Thursday, November 17, 2022

Oh, what a tangled web we weave, when first we practice to deceive.


Elite universities have been eager to continue their long tradition of discriminating against candidates based on race.  While clearly unconstitutional, the courts, most notably in the majority opinion of Justice O'Connor in Grutter v. Bollinger in 2003, have continued to find reasons extend such discrimination.

But as the racial discrimination has become more obvious, more blatant, and more egregious, there seems an emerging opinion among legal scholars that the Supreme Court will soon find it to be unconstitutional (as it always has been.)  There are two cases that have already been heard this session and which will be decided in coming months which will reveal whether this opinion is valid.  
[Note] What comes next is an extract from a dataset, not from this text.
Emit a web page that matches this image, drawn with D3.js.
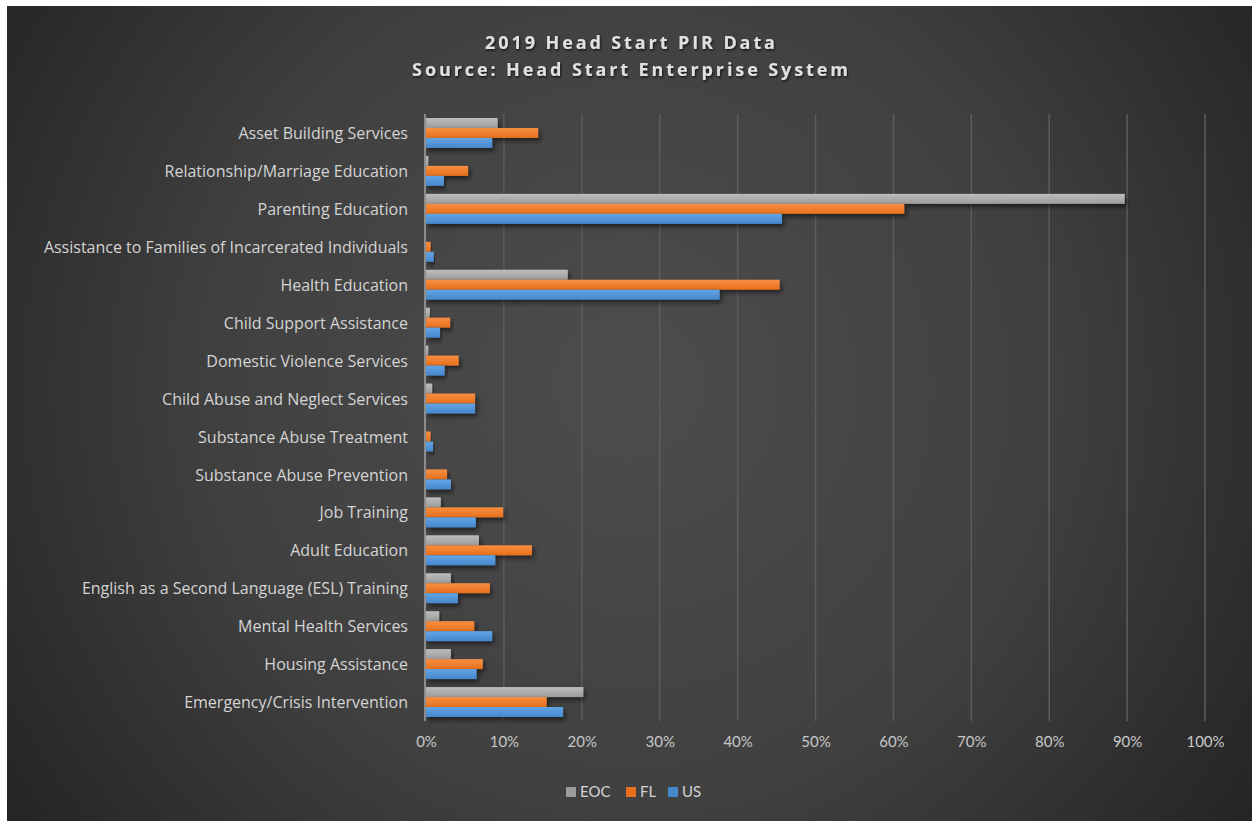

There remains the residual issue of what can be done to stop the universities from racially discriminating even if it is found to be unconstitutional.  They did not significantly reform their ways after the minor checks introduced with Grutter v. Bollinger.  There is little reason to presume they would adhere to the law this time either.  But given enough time and enough monetary settlements, they presumably will come around.  They might not wish to be moral but they might not be able to afford to be immoral.  

One of the more vocal advocates for racial discrimination, and for the Wokeness of Social Justice and Critical Race Theory in particular, has been the Dean of Yale Law School, Heather Gerken.  To the dismay of many Yale alum, she has relentlessly pursued dubious social justice reforms.  To such an extent that there is now a boycott by some Judges of clerkships to Yale alumni.  

As Blackman reports, Dean Gerken is launching her own boycott.

Yale Law School is withdrawing from the rankings compiled by the U.S. News World Report. The rationale? The rankings are biased against the progressive institution!

"The U.S. News rankings are profoundly flawed," Yale Law School Dean Heather Gerken said. "Its approach not only fails to advance the legal profession, but stands squarely in the way of progress."

Specifically, she said, the rankings devalue programs that encourage low-paying public-interest jobs and reward schools that dangle scholarships for high LSAT scores, rather than for financial need.

I had seen this reported earlier and had seen the putative justification.  Blackman adds an insight.

I would add one other possible rationale. This decision was made in the shadow of Students for Fair Admission v. Harvard. The Supreme Court will very soon make it difficult for elite private universities to use racial preferences for admission. Post-SFFA, the law school could no longer justify wide gaps between admission rates for applicants of different races. They can no longer rely on "personal" scores and other subterfuges. As a result, if Yale wants to keep its racial diversity numbers high, the overall LSAT and GPA scores would have to drop. And that decrease would affect the law school's rankings.

This is a little paradoxical.  Yale has dominated the U.S. News rankings for years.  It seems to have been practicing racial discrimination for years as well, admitting students by race but also with lower LSAT scores (which go into the U.S. News rankings).  If they are already admitting students with low scores to boost their racial profile and are also dominating the rankings, what is the issue?

As best I can understand it, what is actually happening is that Yale will no longer require the LSAT scores in their admissions considerations.  This makes it much easier to admit students based on a "holistic" approach which facilitates racial quotas while hiding any consequent decline in student quality.  

Yale is not, if I understand the sequence correctly, so much withdrawing from the U.S. News rankings as they are refusing to provide the LSAT inputs (because they ditched them) which go into establishing those rankings. 

They might be an elite institution but they are like everyone else.  They want their cake and eat it too.  They also don't want to play by the same rules which constrain everyone else.

Personally, I'd rather see ratings and rankings which were based on outcomes (student incomes, default rates, employment stats, career progression stats, etc.) rather than inputs (LSATs) but that is not the issue on the table.  

It appears that Yales wants to discriminate based on race.  And when they do so, they anticipate their average LSAT scores will fall.  When those scores fall, so will their ratings and rankings in the U.S. News.  They do not want people to see how much they are discriminating (big LSAT score gaps) so they will not require the LSATs and therefore must effectively withdraw from the rankings.  

And now they are trying to dress this all up in virtue.  Forget the details of the law.  Come back to fundamentals.  "Oh, what a tangled web we weave, when first we practice to deceive."